Get to know each student individually on a personal level

  • Pronounce students’ names correctly. Ask them to introduce themselves first, before saying their names yourself. Listen carefully, practice saying their names exactly as they do, and check with the student one-on-one if unsure. Consider creating a system for learning names and what to do when someone gets a name wrong. 
    • One example is for students and tutors alike to share their name every time they say something out loud. The group can select a signal if someone uses the incorrect name.
    • An icebreaker activity that reinforces getting to know names is to “share the history of your name” where students and tutors can, if comfortable, share the meaning or story behind their name. Depending on the age of the student, it may be helpful to preview that the icebreaker will be happening in the upcoming session.
  • Encourage students to share about their culture, their neighborhood, other important influences in their lives, etc. Engage with their responses and ask follow-up questions. Show that you care. 
    • What is happening in your students’ lives?
      • What are they interested in?
      • What do they do outside of school?
      • What goals do they have?
      • What are their talents and skills?
    • Who are the important people in their lives?
      • Who makes up their family?
      • Who are their closest friends?
      • Who has influenced their thinking?
      • Whom do they admire/look up to?
    • Refer to Relationship Building Activities for additional guidance

Foster a supportive tutoring session environment

  • Weave in consistent, authentic messages of affirmation for each student as an individual during your sessions.
  • In session materials, include diverse ethnicities, languages, abilities, identities and socioeconomic experiences. Eliminate materials that reinforce stereotypes or exacerbate insulting depictions of diverse communities.
  • includes a robust set of resources for supporting students with learning and thinking differences and for Culturally Responsive Teaching.

Adapt your curriculum

  • Keep expectations high, and students will rise to meet them: look for ways to make your sessions more rigorous.
  • Cultivate a growth mindset: normalize (even celebrate!) mistakes as part of the process, then show how to learn from them.
    • This includes your mistakes! Never try to hide them, and praise and reward students for catching them.
  • Look for opportunities to incorporate relevant cultural references into models, practice tasks, and assessments.
    • Physics problems may be more engaging when the frictionless masses are X-Wing starfighters in space, and the importance of punctuating appositives may be clearer if the model is “My dearest, Angelica.” But don’t simply draw on what’s broadly popular: use niche references that your students will appreciate.

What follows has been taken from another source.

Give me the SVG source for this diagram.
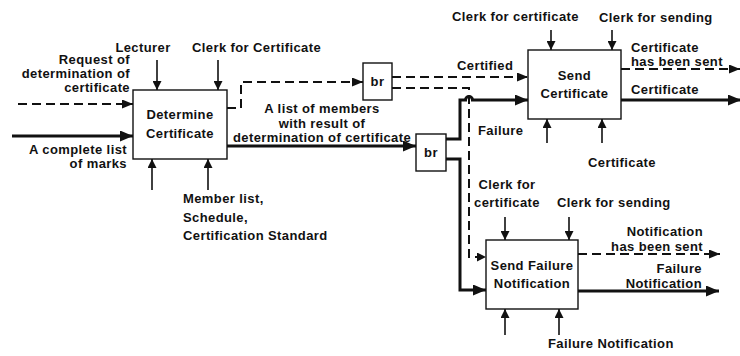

Cultivate your own understanding of cultural relevance

  • Share about your own personal culture, experiences, and influences to model and normalize this for your students.
  • Reflect on your own perspectives on culture, family, and community. How do these ideas shape your instruction?
  • Interrogate your own assumptions and biases. How and why might these implicit ideas emerge in your actions? How are these assumptions and biases connected to larger systems of structural inequity? How could you consciously correct yourself when this happens and build intentional habits for acting differently?